(TO DO):
Transcribe the listing verbatim. Do not carry over any pictures.

(DATA EXTRACT):

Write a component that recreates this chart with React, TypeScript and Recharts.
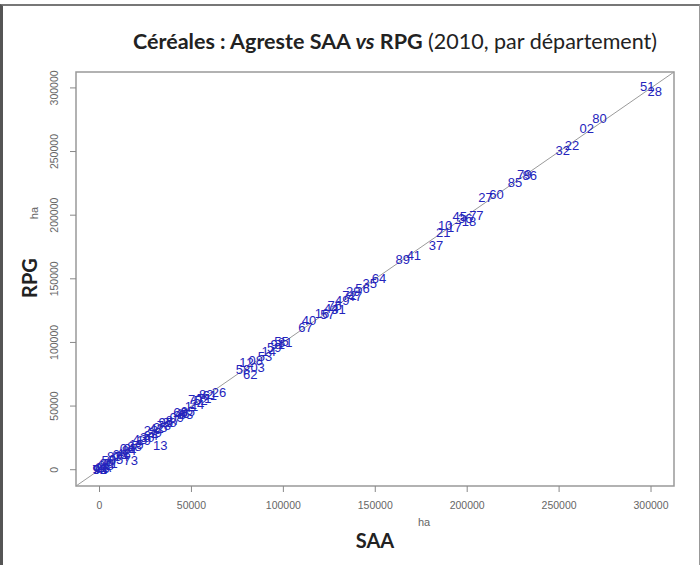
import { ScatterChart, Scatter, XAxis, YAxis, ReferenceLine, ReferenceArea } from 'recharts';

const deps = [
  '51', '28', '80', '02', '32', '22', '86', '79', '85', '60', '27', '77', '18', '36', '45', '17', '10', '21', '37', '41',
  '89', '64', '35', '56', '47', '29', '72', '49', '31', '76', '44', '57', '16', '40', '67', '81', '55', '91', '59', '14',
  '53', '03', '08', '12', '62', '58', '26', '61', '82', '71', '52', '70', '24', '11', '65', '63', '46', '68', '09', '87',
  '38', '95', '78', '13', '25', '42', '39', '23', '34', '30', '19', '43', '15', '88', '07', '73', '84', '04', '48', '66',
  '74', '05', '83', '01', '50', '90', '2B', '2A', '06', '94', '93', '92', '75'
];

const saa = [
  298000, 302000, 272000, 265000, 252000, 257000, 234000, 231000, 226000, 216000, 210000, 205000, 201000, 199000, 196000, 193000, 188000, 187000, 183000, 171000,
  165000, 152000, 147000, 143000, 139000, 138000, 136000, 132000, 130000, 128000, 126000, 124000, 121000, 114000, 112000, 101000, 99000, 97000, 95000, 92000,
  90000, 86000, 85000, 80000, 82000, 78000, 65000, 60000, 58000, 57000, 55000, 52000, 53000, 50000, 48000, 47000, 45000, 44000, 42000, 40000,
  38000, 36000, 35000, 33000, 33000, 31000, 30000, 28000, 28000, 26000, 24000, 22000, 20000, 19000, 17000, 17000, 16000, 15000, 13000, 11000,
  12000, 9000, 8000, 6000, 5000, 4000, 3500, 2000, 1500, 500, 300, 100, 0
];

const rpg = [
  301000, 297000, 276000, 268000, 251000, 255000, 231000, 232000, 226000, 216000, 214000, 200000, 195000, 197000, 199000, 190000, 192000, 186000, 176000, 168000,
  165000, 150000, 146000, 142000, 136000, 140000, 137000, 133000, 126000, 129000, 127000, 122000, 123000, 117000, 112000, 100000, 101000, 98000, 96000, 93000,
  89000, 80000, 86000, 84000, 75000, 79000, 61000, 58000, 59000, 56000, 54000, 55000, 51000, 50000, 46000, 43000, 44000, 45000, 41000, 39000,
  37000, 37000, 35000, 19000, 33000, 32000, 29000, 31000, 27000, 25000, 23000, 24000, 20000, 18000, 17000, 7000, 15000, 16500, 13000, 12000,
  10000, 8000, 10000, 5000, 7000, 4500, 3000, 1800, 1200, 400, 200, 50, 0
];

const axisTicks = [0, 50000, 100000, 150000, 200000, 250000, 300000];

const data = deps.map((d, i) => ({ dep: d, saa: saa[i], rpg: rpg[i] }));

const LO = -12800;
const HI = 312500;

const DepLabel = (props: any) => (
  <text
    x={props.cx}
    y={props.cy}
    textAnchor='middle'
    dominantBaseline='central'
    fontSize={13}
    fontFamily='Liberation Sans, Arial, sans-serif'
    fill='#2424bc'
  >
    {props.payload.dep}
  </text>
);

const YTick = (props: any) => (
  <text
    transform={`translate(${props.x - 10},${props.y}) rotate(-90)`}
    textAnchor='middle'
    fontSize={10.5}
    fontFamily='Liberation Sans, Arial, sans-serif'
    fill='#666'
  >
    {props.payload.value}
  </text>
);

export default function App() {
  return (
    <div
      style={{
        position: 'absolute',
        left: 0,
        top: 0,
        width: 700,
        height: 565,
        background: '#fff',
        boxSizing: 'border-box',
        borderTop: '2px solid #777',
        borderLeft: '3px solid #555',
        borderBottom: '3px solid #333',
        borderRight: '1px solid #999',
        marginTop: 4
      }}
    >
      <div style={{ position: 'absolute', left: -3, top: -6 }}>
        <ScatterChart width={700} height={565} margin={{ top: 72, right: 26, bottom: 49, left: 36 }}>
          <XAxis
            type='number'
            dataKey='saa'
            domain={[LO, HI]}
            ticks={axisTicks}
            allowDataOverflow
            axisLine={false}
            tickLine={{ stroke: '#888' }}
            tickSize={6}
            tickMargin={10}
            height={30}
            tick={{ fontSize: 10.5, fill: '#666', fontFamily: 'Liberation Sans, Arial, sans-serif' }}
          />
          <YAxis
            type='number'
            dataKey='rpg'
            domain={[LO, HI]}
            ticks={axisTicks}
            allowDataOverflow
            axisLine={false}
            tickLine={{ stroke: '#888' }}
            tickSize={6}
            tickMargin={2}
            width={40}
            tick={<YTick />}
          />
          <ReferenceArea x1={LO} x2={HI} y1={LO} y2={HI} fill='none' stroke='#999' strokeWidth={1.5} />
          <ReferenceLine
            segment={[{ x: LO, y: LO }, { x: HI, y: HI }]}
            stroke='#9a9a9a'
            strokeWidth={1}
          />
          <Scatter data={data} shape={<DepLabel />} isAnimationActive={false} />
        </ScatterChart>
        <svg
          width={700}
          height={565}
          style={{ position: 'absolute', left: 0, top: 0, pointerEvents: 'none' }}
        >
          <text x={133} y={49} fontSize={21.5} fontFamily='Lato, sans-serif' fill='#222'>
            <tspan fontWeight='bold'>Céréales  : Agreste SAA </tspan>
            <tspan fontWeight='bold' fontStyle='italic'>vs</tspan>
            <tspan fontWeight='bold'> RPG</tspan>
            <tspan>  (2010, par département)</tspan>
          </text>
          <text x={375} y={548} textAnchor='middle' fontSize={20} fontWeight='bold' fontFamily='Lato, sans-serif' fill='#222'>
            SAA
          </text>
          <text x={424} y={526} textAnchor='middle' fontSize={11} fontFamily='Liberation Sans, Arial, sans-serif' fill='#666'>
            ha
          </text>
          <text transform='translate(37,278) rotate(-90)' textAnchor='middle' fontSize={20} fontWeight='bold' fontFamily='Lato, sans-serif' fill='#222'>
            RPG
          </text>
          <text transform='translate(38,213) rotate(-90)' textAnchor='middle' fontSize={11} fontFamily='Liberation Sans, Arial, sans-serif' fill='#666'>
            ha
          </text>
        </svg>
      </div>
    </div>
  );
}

(RESPONSE TO THE TASK):
Write a component that recreates this chart with React, TypeScript and Recharts.
import { ScatterChart, Scatter, XAxis, YAxis, ReferenceLine, ReferenceArea } from 'recharts';

const deps = [
  '51', '28', '80', '02', '32', '22', '86', '79', '85', '60', '27', '77', '18', '36', '45', '17', '10', '21', '37', '41',
  '89', '64', '35', '56', '47', '29', '72', '49', '31', '76', '44', '57', '16', '40', '67', '81', '55', '91', '59', '14',
  '53', '03', '08', '12', '62', '58', '26', '61', '82', '71', '52', '70', '24', '11', '65', '63', '46', '68', '09', '87',
  '38', '95', '78', '13', '25', '42', '39', '23', '34', '30', '19', '43', '15', '88', '07', '73', '84', '04', '48', '66',
  '74', '05', '83', '01', '50', '90', '2B', '2A', '06', '94', '93', '92', '75'
];

const saa = [
  298000, 302000, 272000, 265000, 252000, 257000, 234000, 231000, 226000, 216000, 210000, 205000, 201000, 199000, 196000, 193000, 188000, 187000, 183000, 171000,
  165000, 152000, 147000, 143000, 139000, 138000, 136000, 132000, 130000, 128000, 126000, 124000, 121000, 114000, 112000, 101000, 99000, 97000, 95000, 92000,
  90000, 86000, 85000, 80000, 82000, 78000, 65000, 60000, 58000, 57000, 55000, 52000, 53000, 50000, 48000, 47000, 45000, 44000, 42000, 40000,
  38000, 36000, 35000, 33000, 33000, 31000, 30000, 28000, 28000, 26000, 24000, 22000, 20000, 19000, 17000, 17000, 16000, 15000, 13000, 11000,
  12000, 9000, 8000, 6000, 5000, 4000, 3500, 2000, 1500, 500, 300, 100, 0
];

const rpg = [
  301000, 297000, 276000, 268000, 251000, 255000, 231000, 232000, 226000, 216000, 214000, 200000, 195000, 197000, 199000, 190000, 192000, 186000, 176000, 168000,
  165000, 150000, 146000, 142000, 136000, 140000, 137000, 133000, 126000, 129000, 127000, 122000, 123000, 117000, 112000, 100000, 101000, 98000, 96000, 93000,
  89000, 80000, 86000, 84000, 75000, 79000, 61000, 58000, 59000, 56000, 54000, 55000, 51000, 50000, 46000, 43000, 44000, 45000, 41000, 39000,
  37000, 37000, 35000, 19000, 33000, 32000, 29000, 31000, 27000, 25000, 23000, 24000, 20000, 18000, 17000, 7000, 15000, 16500, 13000, 12000,
  10000, 8000, 10000, 5000, 7000, 4500, 3000, 1800, 1200, 400, 200, 50, 0
];

const axisTicks = [0, 50000, 100000, 150000, 200000, 250000, 300000];

const data = deps.map((d, i) => ({ dep: d, saa: saa[i], rpg: rpg[i] }));

const LO = -12800;
const HI = 312500;

const DepLabel = (props: any) => (
  <text
    x={props.cx}
    y={props.cy}
    textAnchor='middle'
    dominantBaseline='central'
    fontSize={13}
    fontFamily='Liberation Sans, Arial, sans-serif'
    fill='#2424bc'
  >
    {props.payload.dep}
  </text>
);

const YTick = (props: any) => (
  <text
    transform={`translate(${props.x - 10},${props.y}) rotate(-90)`}
    textAnchor='middle'
    fontSize={10.5}
    fontFamily='Liberation Sans, Arial, sans-serif'
    fill='#666'
  >
    {props.payload.value}
  </text>
);

export default function App() {
  return (
    <div
      style={{
        position: 'absolute',
        left: 0,
        top: 0,
        width: 700,
        height: 565,
        background: '#fff',
        boxSizing: 'border-box',
        borderTop: '2px solid #777',
        borderLeft: '3px solid #555',
        borderBottom: '3px solid #333',
        borderRight: '1px solid #999',
        marginTop: 4
      }}
    >
      <div style={{ position: 'absolute', left: -3, top: -6 }}>
        <ScatterChart width={700} height={565} margin={{ top: 72, right: 26, bottom: 49, left: 36 }}>
          <XAxis
            type='number'
            dataKey='saa'
            domain={[LO, HI]}
            ticks={axisTicks}
            allowDataOverflow
            axisLine={false}
            tickLine={{ stroke: '#888' }}
            tickSize={6}
            tickMargin={10}
            height={30}
            tick={{ fontSize: 10.5, fill: '#666', fontFamily: 'Liberation Sans, Arial, sans-serif' }}
          />
          <YAxis
            type='number'
            dataKey='rpg'
            domain={[LO, HI]}
            ticks={axisTicks}
            allowDataOverflow
            axisLine={false}
            tickLine={{ stroke: '#888' }}
            tickSize={6}
            tickMargin={2}
            width={40}
            tick={<YTick />}
          />
          <ReferenceArea x1={LO} x2={HI} y1={LO} y2={HI} fill='none' stroke='#999' strokeWidth={1.5} />
          <ReferenceLine
            segment={[{ x: LO, y: LO }, { x: HI, y: HI }]}
            stroke='#9a9a9a'
            strokeWidth={1}
          />
          <Scatter data={data} shape={<DepLabel />} isAnimationActive={false} />
        </ScatterChart>
        <svg
          width={700}
          height={565}
          style={{ position: 'absolute', left: 0, top: 0, pointerEvents: 'none' }}
        >
          <text x={133} y={49} fontSize={21.5} fontFamily='Lato, sans-serif' fill='#222'>
            <tspan fontWeight='bold'>Céréales  : Agreste SAA </tspan>
            <tspan fontWeight='bold' fontStyle='italic'>vs</tspan>
            <tspan fontWeight='bold'> RPG</tspan>
            <tspan>  (2010, par département)</tspan>
          </text>
          <text x={375} y={548} textAnchor='middle' fontSize={20} fontWeight='bold' fontFamily='Lato, sans-serif' fill='#222'>
            SAA
          </text>
          <text x={424} y={526} textAnchor='middle' fontSize={11} fontFamily='Liberation Sans, Arial, sans-serif' fill='#666'>
            ha
          </text>
          <text transform='translate(37,278) rotate(-90)' textAnchor='middle' fontSize={20} fontWeight='bold' fontFamily='Lato, sans-serif' fill='#222'>
            RPG
          </text>
          <text transform='translate(38,213) rotate(-90)' textAnchor='middle' fontSize={11} fontFamily='Liberation Sans, Arial, sans-serif' fill='#666'>
            ha
          </text>
        </svg>
      </div>
    </div>
  );
}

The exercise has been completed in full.